[Materials provided start]
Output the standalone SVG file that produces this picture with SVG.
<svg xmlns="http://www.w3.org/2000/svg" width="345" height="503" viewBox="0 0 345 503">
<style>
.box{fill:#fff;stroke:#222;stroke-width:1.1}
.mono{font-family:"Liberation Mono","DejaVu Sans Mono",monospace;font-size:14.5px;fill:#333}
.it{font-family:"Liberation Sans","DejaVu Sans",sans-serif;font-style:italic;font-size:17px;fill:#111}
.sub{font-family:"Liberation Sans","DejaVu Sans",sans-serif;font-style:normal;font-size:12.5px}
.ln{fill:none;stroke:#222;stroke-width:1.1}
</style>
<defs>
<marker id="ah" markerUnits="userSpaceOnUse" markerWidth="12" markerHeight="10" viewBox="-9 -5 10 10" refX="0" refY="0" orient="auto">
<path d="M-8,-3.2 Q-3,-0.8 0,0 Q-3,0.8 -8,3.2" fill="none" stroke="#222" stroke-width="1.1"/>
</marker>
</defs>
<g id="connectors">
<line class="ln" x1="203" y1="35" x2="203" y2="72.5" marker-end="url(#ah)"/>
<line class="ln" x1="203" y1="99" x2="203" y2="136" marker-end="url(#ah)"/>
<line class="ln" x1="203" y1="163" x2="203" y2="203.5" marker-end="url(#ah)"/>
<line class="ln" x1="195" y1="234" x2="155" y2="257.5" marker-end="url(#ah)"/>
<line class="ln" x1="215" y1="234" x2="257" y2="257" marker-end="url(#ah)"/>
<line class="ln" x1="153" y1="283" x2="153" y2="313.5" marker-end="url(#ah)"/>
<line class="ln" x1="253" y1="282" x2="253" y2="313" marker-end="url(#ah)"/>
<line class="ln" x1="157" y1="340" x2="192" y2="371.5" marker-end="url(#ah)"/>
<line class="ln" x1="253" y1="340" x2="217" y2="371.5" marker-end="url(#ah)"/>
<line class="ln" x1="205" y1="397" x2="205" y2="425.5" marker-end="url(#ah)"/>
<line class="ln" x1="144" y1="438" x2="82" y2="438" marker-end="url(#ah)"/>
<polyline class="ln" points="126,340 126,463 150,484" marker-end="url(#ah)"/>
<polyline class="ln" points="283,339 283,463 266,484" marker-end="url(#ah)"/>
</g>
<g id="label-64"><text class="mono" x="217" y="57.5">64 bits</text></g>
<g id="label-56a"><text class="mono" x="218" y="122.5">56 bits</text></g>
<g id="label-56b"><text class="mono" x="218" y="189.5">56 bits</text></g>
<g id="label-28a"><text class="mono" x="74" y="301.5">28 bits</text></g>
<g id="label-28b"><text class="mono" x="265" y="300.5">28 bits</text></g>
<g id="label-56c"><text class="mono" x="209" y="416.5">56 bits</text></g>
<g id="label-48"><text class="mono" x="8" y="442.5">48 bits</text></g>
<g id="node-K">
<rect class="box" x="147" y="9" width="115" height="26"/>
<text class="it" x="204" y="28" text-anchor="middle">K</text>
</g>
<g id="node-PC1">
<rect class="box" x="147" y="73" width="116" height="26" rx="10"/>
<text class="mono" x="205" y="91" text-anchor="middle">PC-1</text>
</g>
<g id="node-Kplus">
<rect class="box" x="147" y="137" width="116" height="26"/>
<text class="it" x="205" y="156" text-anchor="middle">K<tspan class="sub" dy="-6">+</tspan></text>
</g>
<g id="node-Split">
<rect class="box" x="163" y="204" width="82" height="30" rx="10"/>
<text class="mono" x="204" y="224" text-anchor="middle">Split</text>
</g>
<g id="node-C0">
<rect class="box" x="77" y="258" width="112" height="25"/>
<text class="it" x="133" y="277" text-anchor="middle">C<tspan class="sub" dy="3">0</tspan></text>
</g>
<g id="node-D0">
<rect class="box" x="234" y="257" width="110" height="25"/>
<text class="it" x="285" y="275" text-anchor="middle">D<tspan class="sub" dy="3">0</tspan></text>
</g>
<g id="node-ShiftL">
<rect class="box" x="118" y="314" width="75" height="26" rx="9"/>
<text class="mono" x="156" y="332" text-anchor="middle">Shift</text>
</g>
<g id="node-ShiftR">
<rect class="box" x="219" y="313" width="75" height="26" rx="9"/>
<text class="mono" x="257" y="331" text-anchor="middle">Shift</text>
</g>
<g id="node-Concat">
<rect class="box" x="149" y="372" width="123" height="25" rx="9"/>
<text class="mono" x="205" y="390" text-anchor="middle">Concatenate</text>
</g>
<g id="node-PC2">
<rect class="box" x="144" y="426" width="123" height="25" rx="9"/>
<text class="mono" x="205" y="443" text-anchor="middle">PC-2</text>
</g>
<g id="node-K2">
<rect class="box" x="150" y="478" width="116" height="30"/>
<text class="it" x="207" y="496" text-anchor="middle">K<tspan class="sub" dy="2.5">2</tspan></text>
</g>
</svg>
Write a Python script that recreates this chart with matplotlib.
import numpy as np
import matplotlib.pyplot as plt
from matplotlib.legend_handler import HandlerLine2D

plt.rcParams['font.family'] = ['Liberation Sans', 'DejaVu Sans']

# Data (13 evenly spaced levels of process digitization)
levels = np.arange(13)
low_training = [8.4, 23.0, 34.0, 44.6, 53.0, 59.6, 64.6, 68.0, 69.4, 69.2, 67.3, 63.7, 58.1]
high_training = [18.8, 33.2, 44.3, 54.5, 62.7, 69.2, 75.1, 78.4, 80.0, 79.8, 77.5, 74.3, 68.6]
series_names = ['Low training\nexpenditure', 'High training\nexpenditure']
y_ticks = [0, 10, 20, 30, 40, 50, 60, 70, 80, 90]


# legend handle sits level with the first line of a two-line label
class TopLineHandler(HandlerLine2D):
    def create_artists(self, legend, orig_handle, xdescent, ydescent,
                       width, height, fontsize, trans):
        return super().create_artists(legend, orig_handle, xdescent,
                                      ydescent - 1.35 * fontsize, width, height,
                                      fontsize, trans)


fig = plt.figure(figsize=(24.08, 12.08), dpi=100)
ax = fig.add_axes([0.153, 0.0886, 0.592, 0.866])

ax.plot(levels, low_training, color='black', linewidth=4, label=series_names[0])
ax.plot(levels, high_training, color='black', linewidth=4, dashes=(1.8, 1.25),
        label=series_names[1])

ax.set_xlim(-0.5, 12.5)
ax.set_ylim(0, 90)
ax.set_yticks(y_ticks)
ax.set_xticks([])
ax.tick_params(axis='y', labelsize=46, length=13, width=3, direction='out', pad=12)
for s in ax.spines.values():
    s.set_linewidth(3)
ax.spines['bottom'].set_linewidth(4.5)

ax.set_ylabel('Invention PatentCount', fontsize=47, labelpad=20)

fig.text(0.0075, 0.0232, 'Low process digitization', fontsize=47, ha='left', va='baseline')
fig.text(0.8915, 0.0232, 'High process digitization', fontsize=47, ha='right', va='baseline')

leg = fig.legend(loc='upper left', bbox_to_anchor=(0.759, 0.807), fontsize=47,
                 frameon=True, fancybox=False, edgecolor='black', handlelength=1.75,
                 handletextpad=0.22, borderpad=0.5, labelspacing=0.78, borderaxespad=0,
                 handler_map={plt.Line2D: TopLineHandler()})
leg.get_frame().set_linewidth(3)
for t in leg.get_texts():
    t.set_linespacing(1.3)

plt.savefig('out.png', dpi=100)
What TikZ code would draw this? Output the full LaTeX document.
[Materials provided end]
- **Given request**
Begin with the line containing "Write a Python" and end with the line containing "70, 80, 90]"; repeat every line from start to finish exactly, and nothing outside them.

- **Correct answer**
Write a Python script that recreates this chart with matplotlib.
import numpy as np
import matplotlib.pyplot as plt
from matplotlib.legend_handler import HandlerLine2D

plt.rcParams['font.family'] = ['Liberation Sans', 'DejaVu Sans']

# Data (13 evenly spaced levels of process digitization)
levels = np.arange(13)
low_training = [8.4, 23.0, 34.0, 44.6, 53.0, 59.6, 64.6, 68.0, 69.4, 69.2, 67.3, 63.7, 58.1]
high_training = [18.8, 33.2, 44.3, 54.5, 62.7, 69.2, 75.1, 78.4, 80.0, 79.8, 77.5, 74.3, 68.6]
series_names = ['Low training\nexpenditure', 'High training\nexpenditure']
y_ticks = [0, 10, 20, 30, 40, 50, 60, 70, 80, 90]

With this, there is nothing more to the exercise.